Material for the task =>
* begin *

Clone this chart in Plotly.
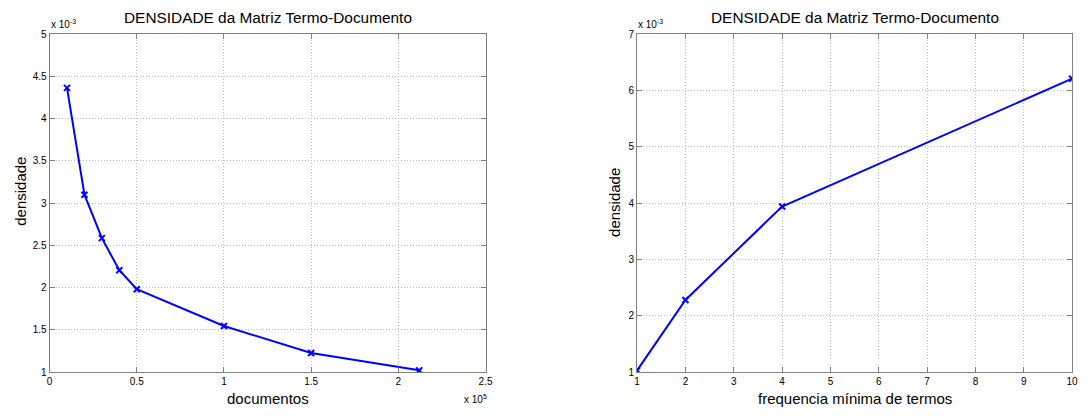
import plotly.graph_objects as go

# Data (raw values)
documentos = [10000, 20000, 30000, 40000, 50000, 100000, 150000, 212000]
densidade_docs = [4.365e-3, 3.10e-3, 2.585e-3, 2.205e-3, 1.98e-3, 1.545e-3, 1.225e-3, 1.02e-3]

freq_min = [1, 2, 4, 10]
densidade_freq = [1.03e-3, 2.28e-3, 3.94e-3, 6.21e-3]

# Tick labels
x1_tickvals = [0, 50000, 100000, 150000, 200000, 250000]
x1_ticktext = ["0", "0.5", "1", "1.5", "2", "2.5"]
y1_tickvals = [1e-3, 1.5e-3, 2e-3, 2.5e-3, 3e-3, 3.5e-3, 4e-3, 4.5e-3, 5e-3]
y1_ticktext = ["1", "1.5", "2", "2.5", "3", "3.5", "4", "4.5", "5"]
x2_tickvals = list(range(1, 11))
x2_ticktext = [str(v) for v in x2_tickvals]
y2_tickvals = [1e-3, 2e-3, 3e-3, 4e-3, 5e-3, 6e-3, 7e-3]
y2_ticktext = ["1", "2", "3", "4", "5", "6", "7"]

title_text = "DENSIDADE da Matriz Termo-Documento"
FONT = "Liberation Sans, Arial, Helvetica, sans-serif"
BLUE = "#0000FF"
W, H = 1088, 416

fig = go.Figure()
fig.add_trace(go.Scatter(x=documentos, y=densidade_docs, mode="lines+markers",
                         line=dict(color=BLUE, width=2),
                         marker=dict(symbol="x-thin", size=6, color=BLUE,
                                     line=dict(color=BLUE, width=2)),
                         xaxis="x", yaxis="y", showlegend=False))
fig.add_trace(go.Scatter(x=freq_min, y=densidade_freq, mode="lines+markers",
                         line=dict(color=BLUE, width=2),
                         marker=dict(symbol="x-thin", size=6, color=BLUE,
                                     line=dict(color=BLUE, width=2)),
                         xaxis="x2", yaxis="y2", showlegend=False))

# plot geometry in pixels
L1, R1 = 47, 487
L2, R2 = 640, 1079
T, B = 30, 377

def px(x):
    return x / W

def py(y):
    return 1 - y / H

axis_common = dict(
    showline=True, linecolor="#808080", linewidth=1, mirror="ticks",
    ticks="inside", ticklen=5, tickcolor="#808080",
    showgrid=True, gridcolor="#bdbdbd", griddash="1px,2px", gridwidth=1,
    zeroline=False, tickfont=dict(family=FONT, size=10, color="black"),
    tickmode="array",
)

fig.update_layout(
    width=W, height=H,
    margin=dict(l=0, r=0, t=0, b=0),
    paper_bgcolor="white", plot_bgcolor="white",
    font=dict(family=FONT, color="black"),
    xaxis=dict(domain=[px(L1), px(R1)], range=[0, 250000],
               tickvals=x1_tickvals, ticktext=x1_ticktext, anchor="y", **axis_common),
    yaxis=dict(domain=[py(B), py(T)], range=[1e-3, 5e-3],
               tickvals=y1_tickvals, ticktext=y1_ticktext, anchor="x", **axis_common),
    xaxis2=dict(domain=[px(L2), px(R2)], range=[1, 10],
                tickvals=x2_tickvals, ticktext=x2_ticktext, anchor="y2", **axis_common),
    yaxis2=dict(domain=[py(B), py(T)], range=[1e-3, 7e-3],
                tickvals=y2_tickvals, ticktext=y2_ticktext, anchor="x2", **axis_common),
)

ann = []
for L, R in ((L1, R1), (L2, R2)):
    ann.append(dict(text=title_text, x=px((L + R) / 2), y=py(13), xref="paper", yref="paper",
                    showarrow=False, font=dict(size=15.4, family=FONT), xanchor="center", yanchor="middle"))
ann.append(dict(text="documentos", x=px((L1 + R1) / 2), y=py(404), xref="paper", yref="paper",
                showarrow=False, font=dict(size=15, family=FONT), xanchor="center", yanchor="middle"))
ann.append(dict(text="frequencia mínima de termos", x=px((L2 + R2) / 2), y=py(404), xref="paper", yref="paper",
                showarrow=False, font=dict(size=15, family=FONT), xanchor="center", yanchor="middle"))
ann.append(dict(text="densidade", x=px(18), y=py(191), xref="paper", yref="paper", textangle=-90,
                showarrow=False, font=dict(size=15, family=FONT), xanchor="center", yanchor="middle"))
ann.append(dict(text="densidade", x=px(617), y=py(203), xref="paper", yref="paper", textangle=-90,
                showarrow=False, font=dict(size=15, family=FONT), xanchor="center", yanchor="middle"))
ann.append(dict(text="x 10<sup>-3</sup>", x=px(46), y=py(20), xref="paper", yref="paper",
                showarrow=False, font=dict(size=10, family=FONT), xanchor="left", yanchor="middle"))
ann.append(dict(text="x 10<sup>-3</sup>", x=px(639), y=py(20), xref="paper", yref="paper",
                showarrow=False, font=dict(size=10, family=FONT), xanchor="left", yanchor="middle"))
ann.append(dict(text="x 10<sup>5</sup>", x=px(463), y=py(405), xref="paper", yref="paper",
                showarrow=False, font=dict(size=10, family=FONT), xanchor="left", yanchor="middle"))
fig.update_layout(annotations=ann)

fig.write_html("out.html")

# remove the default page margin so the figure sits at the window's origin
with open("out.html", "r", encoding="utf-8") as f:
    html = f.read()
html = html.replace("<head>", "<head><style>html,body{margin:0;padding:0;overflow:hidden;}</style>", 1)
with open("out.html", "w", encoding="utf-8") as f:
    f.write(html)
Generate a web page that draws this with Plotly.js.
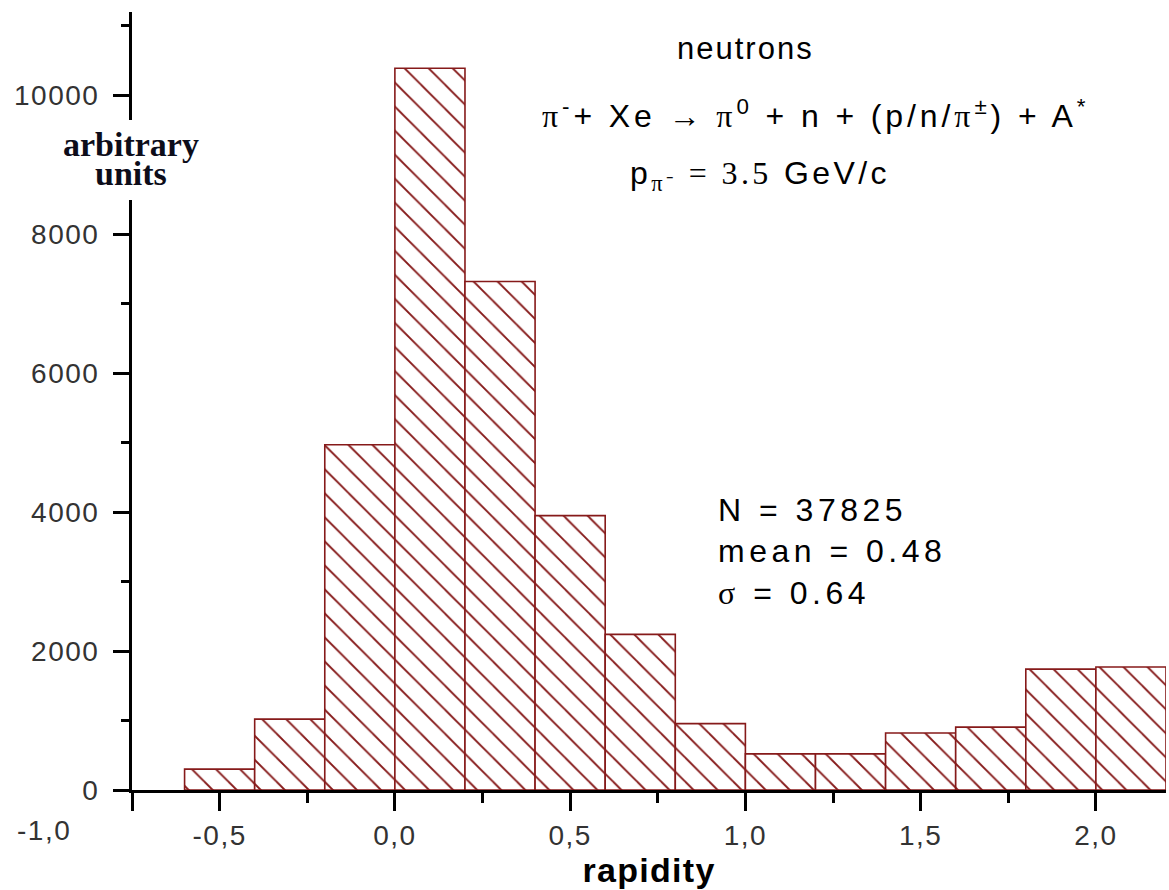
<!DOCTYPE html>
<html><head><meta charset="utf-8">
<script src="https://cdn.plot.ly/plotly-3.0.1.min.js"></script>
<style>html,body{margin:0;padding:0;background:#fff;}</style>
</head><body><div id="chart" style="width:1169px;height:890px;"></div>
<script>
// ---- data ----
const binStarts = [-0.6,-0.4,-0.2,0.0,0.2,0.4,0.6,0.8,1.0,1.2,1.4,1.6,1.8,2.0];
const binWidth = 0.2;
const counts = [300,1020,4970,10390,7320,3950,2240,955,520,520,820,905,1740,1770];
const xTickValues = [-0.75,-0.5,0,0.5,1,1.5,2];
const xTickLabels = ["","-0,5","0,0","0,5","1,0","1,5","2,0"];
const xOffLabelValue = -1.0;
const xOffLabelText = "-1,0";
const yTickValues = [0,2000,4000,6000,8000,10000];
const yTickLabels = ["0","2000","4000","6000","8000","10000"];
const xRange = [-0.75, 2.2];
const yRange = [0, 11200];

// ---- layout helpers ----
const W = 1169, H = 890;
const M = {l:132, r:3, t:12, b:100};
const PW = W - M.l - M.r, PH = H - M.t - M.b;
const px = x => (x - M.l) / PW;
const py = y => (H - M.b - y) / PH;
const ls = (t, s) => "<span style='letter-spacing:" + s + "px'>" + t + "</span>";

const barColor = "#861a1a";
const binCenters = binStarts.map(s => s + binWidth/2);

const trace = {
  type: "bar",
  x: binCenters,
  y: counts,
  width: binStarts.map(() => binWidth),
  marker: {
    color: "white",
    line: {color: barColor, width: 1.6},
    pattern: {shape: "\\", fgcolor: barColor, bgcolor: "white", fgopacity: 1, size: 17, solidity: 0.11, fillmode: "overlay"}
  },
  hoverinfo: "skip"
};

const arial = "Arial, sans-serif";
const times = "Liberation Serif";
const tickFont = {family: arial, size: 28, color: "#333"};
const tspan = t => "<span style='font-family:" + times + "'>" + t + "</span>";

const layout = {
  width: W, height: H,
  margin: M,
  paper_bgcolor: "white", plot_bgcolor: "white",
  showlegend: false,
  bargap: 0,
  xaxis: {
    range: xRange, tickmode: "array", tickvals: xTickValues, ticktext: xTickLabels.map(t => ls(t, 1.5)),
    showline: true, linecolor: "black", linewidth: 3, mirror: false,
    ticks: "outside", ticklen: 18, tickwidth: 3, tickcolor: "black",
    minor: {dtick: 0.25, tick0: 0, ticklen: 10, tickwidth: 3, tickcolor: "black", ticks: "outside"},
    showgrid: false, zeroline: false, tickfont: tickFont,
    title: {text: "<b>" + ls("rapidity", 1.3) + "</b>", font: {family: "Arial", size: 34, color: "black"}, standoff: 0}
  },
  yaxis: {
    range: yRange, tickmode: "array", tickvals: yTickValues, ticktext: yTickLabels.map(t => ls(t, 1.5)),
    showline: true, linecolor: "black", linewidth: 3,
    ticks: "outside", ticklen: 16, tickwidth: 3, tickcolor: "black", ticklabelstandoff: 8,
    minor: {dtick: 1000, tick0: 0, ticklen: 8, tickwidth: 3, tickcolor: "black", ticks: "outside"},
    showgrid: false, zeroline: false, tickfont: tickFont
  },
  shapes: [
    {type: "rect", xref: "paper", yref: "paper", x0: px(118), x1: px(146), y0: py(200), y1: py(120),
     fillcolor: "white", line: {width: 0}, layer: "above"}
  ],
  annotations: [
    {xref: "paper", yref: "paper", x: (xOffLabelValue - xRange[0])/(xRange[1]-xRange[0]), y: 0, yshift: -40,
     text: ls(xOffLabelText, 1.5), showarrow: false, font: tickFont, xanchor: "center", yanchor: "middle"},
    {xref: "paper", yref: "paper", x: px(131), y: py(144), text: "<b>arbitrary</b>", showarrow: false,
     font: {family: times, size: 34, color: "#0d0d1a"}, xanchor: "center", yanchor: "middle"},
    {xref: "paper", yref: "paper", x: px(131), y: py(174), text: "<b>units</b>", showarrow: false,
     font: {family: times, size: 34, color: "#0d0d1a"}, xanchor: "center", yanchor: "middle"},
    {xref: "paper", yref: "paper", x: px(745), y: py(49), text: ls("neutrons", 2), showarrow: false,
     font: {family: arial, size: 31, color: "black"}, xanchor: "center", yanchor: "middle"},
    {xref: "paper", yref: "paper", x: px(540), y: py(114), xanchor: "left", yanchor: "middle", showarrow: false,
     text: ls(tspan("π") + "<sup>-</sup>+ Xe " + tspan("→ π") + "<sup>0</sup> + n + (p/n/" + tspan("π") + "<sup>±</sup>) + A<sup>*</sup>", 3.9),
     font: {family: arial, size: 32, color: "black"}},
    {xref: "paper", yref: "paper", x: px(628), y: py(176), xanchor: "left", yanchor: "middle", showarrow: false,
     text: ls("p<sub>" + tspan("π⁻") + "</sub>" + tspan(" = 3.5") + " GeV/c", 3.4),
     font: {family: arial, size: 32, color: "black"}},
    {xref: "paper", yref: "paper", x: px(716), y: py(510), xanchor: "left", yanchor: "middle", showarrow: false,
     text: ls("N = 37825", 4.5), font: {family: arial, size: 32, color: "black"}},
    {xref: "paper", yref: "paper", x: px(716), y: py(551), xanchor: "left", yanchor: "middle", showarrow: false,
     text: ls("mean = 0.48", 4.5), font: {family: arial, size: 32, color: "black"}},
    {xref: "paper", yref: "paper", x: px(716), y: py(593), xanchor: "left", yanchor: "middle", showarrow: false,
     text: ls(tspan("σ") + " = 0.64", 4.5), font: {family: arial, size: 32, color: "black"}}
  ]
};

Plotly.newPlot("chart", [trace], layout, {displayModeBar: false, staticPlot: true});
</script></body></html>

* end *

What needs to be done =>
Take every line from the data that contains the word "page".

Response =>
# remove the default page margin so the figure sits at the window's origin
Generate a web page that draws this with Plotly.js.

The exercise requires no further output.